Préparer la contre-attaque
Avec de nouvelles groupes de réflexion comme la Liberty Foundation et un groupe de conseillers conservateurs, Miami est l’endroit idéal pour panser les plaies et concevoir une contre-attaque. Jair Bolsonaro s’est exilé d’abord à Orlando, puis à Doral, où il a bénéficié du soutien actif de la communauté brésilienne, presque tous bolsonaristes. « Il a reçu le soutien de pasteurs néo-pentecôtistes à Orlando », raconte un expert en relations internationales à Brasilia.
Cette semaine a vu l’arrivée du parlementaire vénézuélien et président autoproclamé du Venezuela Juan Guaidó, déjà abandonné même par l’opposition vénézuélienne. Il a été expulsé de Colombie après avoir franchi la frontière de manière irrégulière pour assister à une conférence sur l’avenir du Venezuela, convoquée par Petro, à Bogota. Guaidó n’a pas beaucoup d’amis au Venezuela, mais il en a ici ; Salazar a insisté auprès de l’administration Biden pour qu’elle lui accorde l’asile politique.
Miami offre non seulement un sanctuaire politique à la droite latino-américaine en déroute, mais aussi un havre économique. Guillermo Lasso, le président de l’Équateur, qui risque d’être destitué par le Parlement à Quito, a fait l’objet d’une enquête pour avoir acheté plus de 100 propriétés en Floride pour 33 millions de dollars. « Pour la droite latino-américaine, Miami est un endroit où elle peut gagner du soutien aux États-Unis pour ses politiques et où elle peut cacher l’argent qu’elle retire du pays », a déclaré Jake Johnston, auteur d’un nouveau livre sur Haïti, intitulé L’aide de l’État . Les tours de verre qui s’élèvent sans discontinuer dans des quartiers comme Brickell et Doral confirment cette thèse.

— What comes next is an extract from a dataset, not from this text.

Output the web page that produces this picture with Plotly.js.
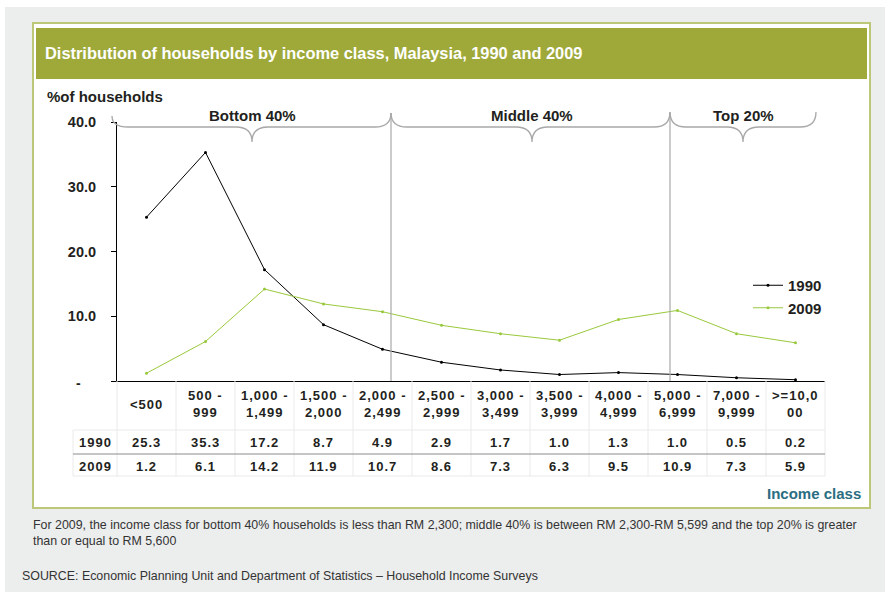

Des exilés nicaraguayens chantent leur hymne national dans un parc de Miami.
L’activisme existe dans toutes les communautés argentines, brésiliennes, centraméricaines et boliviennes. Mais ce sont les Colombiens qui ont le plus misé sur la connexion avec Miami. Ils sont déjà près de 300 000 électeurs dans l’Etat, deuxième sur l’échelle du poids électoral après les Cubains. Lors des élections législatives de 2022, la rivale démocrate de Salazar était Annette Taddeo, originaire de Barrancabermeja, en Colombie, dont le père a été kidnappé par les FARC. Les deux s’affrontaient pour être les plus anti-Petro. « Je suis très préoccupée par le fait que Gustavo Petro devienne président de la Colombie », a déclaré Mme Taddeo.

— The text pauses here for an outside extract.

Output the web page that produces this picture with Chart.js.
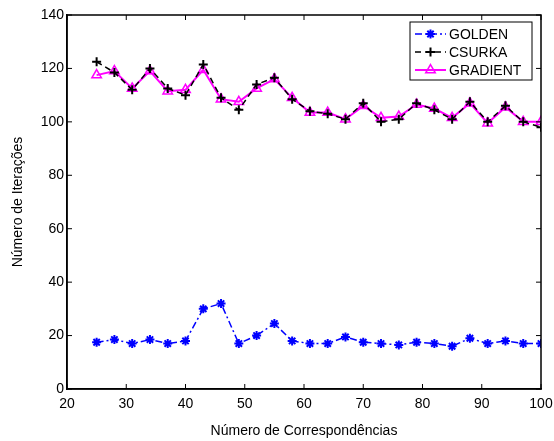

Malgré cela, Joe Biden ne semble pas trop inquiet à l’idée d’être perçu comme un ami du président colombien. Petro a été chaleureusement accueilli à la Maison Blanche et a participé à la réunion avec toute l’équipe du Département d’Etat. Même l’initiative de Petro de convoquer la conférence sur le Venezuela ne semble pas avoir déplu à Washington.
La connexion avec Miami traverse également l’Atlantique. L’avocate espagnole María Herrera Mellado, militante de Vox, a été la première vedette de la chaîne de télévision hispanique ultraconservatrice basée à Miami à passer directement à Fox News. Pendant ce temps, des Vénézuéliens et des Cubains formés à Miami conseillent la droite espagnole. « Vox et Isabel Díaz Ayuso (la présidente de Madrid) ont des liens étroits avec leurs équivalents latino-américains », explique M. Bustamante. « Tous les consultants politiques veulent copier le succès de Trump à Miami », ajoute Gamarra. Comme à Miami, les investissements immobiliers latino-américains suivent le calendrier de la défaite de la droite latino-américaine. D’abord les Vénézuéliens, puis les Mexicains, et maintenant les Argentins.
Díaz Ayuso a visité Miami en juin de l’année dernière et a fait l’éloge d’une « façon libre de voir la vie qui a fait de Miami et de Madrid la deuxième maison (sic) de millions de personnes fuyant le découragement, le chômage, le communisme… ».
« Tous les consultants politiques veulent copier le succès de Trump à Miami », explique un politologue.
Mais la vérité est que l’immigration, même en provenance de Cuba et du Venezuela, pose des problèmes aux défenseurs de la liberté à Miami. À la suite de Trump, DeSantis a reproché à Biden d’avoir laissé entrer plus de 200 000 Cubains au cours de l’année écoulée à travers la frontière mexicaine. La Cubano-Américaine Jeanette Nuñez, numéro deux de DeSantis, a averti la semaine dernière que tous les migrants latinos arrivant en Floride seraient « mis dans un bus et transportés au Delaware » (l’État de Joe Biden).
Pour de nombreux Cubains et autres Latino-Américains conservateurs de Miami, « la règle est la suivante », dit Gamarra : « Laissez entrer mon neveu, mais pas le neveu de quelqu’un d’autre ».